Though past governors have eased the path for rehabilitated felons to apply to regain their rights, none has gone so far as to restore rights for an entire class of offenders with one pen stroke.
Kaine counsel’s warning
An aide to then-Gov. Timothy M. Kaine, a Democrat who supports McAuliffe’s order, hinted at the potential for data problems in a 2010 memo explaining why Kaine would not grant a blanket restoration of voting rights.

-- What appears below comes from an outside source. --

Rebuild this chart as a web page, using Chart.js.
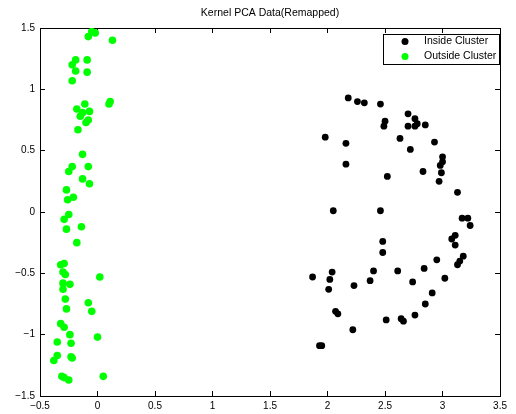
<!DOCTYPE html>
<html>
<head>
<meta charset="utf-8">
<title>Kernel PCA Data(Remapped)</title>
<script src="https://cdn.jsdelivr.net/npm/chart.js@4.4.1/dist/chart.umd.min.js"></script>
<style>
    html, body { margin: 0; padding: 0; background: #fff; }
    #wrap { width: 516px; height: 414px; }
</style>
</head>
<body>
<div id="wrap"><canvas id="graph" width="516" height="414"></canvas></div>
<script>
//--- Data
var xTicks = [-0.5, 0, 0.5, 1, 1.5, 2, 2.5, 3, 3.5];
var yTicks = [-1.5, -1, -0.5, 0, 0.5, 1, 1.5];

var insideX = [2.18, 2.26, 2.32, 2.46, 2.70, 2.76, 2.50, 2.49, 2.70, 2.76, 2.78, 2.85,
    1.98, 2.16, 2.63, 2.93, 2.72, 3.00, 3.00, 2.98, 2.16, 2.83, 2.99, 2.52, 2.97, 3.13,
    2.05, 2.46, 3.17, 3.22, 3.24, 3.11, 3.08, 3.11, 2.48, 2.48, 3.18, 3.15, 3.13, 2.95,
    2.84, 2.40, 2.61, 2.04, 1.87, 2.02, 2.37, 2.74, 3.02, 2.01, 2.23, 2.91, 2.85, 2.07,
    2.09, 2.76, 2.51, 2.64, 2.66, 2.22, 1.93, 1.95];
var insideY = [0.93, 0.90, 0.89, 0.88, 0.80, 0.76, 0.74, 0.70, 0.70, 0.70, 0.72, 0.71,
    0.61, 0.56, 0.60, 0.57, 0.51, 0.45, 0.41, 0.38, 0.39, 0.33, 0.32, 0.29, 0.25, 0.16,
    0.01, 0.01, -0.05, -0.05, -0.11, -0.19, -0.22, -0.27, -0.24, -0.33, -0.36, -0.40, -0.43, -0.39,
    -0.46, -0.48, -0.48, -0.49, -0.53, -0.55, -0.56, -0.57, -0.54, -0.63, -0.60, -0.66, -0.75, -0.81,
    -0.83, -0.84, -0.88, -0.87, -0.89, -0.96, -1.09, -1.09];

var outsideX = [-0.05, -0.02, -0.08, 0.13, -0.19, -0.09, -0.22, -0.19, -0.09, -0.22,
    -0.11, 0.11, 0.10, -0.18, -0.07, -0.13, -0.15, -0.08, -0.10, -0.17,
    -0.13, -0.22, -0.08, -0.25, -0.13, -0.07, -0.27, -0.26, -0.21, -0.25,
    -0.29, -0.14, -0.27, -0.18, -0.32, -0.29, -0.30, -0.28, 0.02, -0.30,
    -0.24, -0.30, -0.28, -0.08, -0.05, -0.27, -0.32, -0.29, -0.24, 0.00,
    -0.35, -0.23, -0.35, -0.38, -0.23, -0.22, -0.31, -0.29, -0.25, 0.05];
var outsideY = [1.47, 1.46, 1.43, 1.40, 1.24, 1.24, 1.20, 1.15, 1.14, 1.07,
    0.88, 0.90, 0.88, 0.84, 0.82, 0.81, 0.78, 0.75, 0.73, 0.67,
    0.47, 0.37, 0.37, 0.33, 0.27, 0.23, 0.18, 0.10, 0.12, -0.02,
    -0.06, -0.12, -0.14, -0.25, -0.43, -0.42, -0.49, -0.51, -0.53, -0.58,
    -0.59, -0.63, -0.71, -0.74, -0.81, -0.79, -0.91, -0.94, -1.00, -1.02,
    -1.06, -1.07, -1.17, -1.21, -1.18, -1.19, -1.34, -1.35, -1.37, -1.34];

var FONT = '"Liberation Sans", Arial, Helvetica, sans-serif';

//--- Internal functions
function toPoints(xs, ys) {
    var pts = [];
    for (var i = 0; i < xs.length; i++) {
        pts.push({ x: xs[i], y: ys[i] });
    }
    return pts;
}

function tickText(v) {
    return v < 0 ? '\u2212' + Math.abs(v) : String(v);
}

function axis(pos, list, lo, hi, size, showLabels) {
    var horizontal = (pos === 'top' || pos === 'bottom');
    return {
        type: 'linear',
        position: pos,
        min: lo,
        max: hi,
        afterBuildTicks: function (scale) {
            scale.ticks = list.map(function (v) { return { value: v }; });
        },
        afterFit: function (scale) {
            if (horizontal) scale.height = size; else scale.width = size;
        },
        grid: {
            drawOnChartArea: false,
            drawTicks: true,
            tickLength: -5,
            color: '#000',
            lineWidth: 1
        },
        border: { display: true, color: '#000', width: 1 },
        ticks: {
            display: showLabels,
            color: '#000',
            padding: horizontal ? 9 : 10,
            maxRotation: 0,
            autoSkip: false,
            font: { family: FONT, size: 10 },
            callback: function (v) { return tickText(v); }
        }
    };
}

// boxed legend in the upper right corner, MATLAB style
var boxLegend = {
    id: 'boxLegend',
    beforeDraw: function (chart) {
        // centre the title over the plot box
        if (chart.titleBlock) {
            chart.titleBlock.left = chart.chartArea.left;
            chart.titleBlock.right = chart.chartArea.right;
        }
    },
    afterDraw: function (chart) {
        var ctx = chart.ctx;
        var left = 383.5, top = 34.5, w = 116, h = 30;
        ctx.save();
        ctx.fillStyle = '#fff';
        ctx.fillRect(left, top, w, h);
        ctx.strokeStyle = '#000';
        ctx.lineWidth = 1;
        ctx.strokeRect(left, top, w, h);
        ctx.font = '10.5px ' + FONT;
        ctx.textBaseline = 'middle';
        chart.data.datasets.forEach(function (ds, i) {
            var cy = top + 7 + i * 15;
            ctx.fillStyle = ds.backgroundColor;
            ctx.beginPath();
            ctx.arc(left + 21.5, cy, 3.5, 0, Math.PI * 2);
            ctx.fill();
            ctx.fillStyle = '#000';
            ctx.fillText(ds.label, left + 40.5, cy);
        });
        ctx.restore();
    }
};

//--- start ....
new Chart(document.getElementById('graph'), {
    type: 'scatter',
    data: {
        datasets: [{
            label: 'Inside Cluster',
            data: toPoints(insideX, insideY),
            backgroundColor: '#000000',
            borderWidth: 0,
            pointRadius: 3.4,
            xAxisID: 'x',
            yAxisID: 'y'
        }, {
            label: 'Outside Cluster',
            data: toPoints(outsideX, outsideY),
            backgroundColor: '#00ff00',
            borderWidth: 0,
            pointRadius: 3.8,
            xAxisID: 'x',
            yAxisID: 'y'
        }]
    },
    options: {
        responsive: false,
        animation: false,
        events: [],
        devicePixelRatio: 1,
        layout: { padding: { left: 0, right: 7, top: 0, bottom: 0 } },
        scales: {
            x: axis('bottom', xTicks, -0.5, 3.5, 18, true),
            y: axis('left', yTicks, -1.5, 1.5, 40, true),
            x2: axis('top', xTicks, -0.5, 3.5, 0, false),
            y2: axis('right', yTicks, -1.5, 1.5, 0, false)
        },
        plugins: {
            legend: { display: false },
            tooltip: { enabled: false },
            title: {
                display: true,
                text: 'Kernel PCA Data(Remapped)',
                color: '#000',
                font: { family: FONT, size: 10.5, weight: 'normal' },
                padding: { top: 7, bottom: 8.4 }
            }
        }
    },
    plugins: [boxLegend]
});
console.log('chart ready');
</script>
</body>
</html>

In a letter to the ACLU of Virginia, Kaine counsel Mark E. Rubin said the practical details of implementing such an order “raise significant problems.”
“Without having this information available in centralized databases, a blanket restoration of rights for those who have completed their sentences would place an unprecedented burden on local registrars to determine whether a felon is actually qualified to register,” Rubin wrote. “It could also lead to significant confusion in the election process with disputes about an individual’s actual voting status.”
To develop the list of 206,000, the McAuliffe administration cross-referenced the state’s list of individuals barred from voting due to a felony conviction with criminal justice data. That process was intended to exclude anyone still on supervised release such as probation or parole or those still in prison.
‘Data entry’ issues
The governor’s office has identified problems with mistyped data, zeroes dropped from the beginning of Social Security numbers and incarcerated felons missed because they are serving time in other states.
McAuliffe said he could have restored felons’ rights with no limitations.
“I certainly had the legal authority to do that,” McAuliffe said. “Some states allow people to vote while they’re still in prison.”
McAuliffe praised the work of staffers who developed the list, saying it’s a “hard, complicated process.”
“This happens in government. It happens in the private sector,” McAuliffe said. “There’s not a list of this magnitude that’s ever been put together where you’re not going to have some issues with data entry.”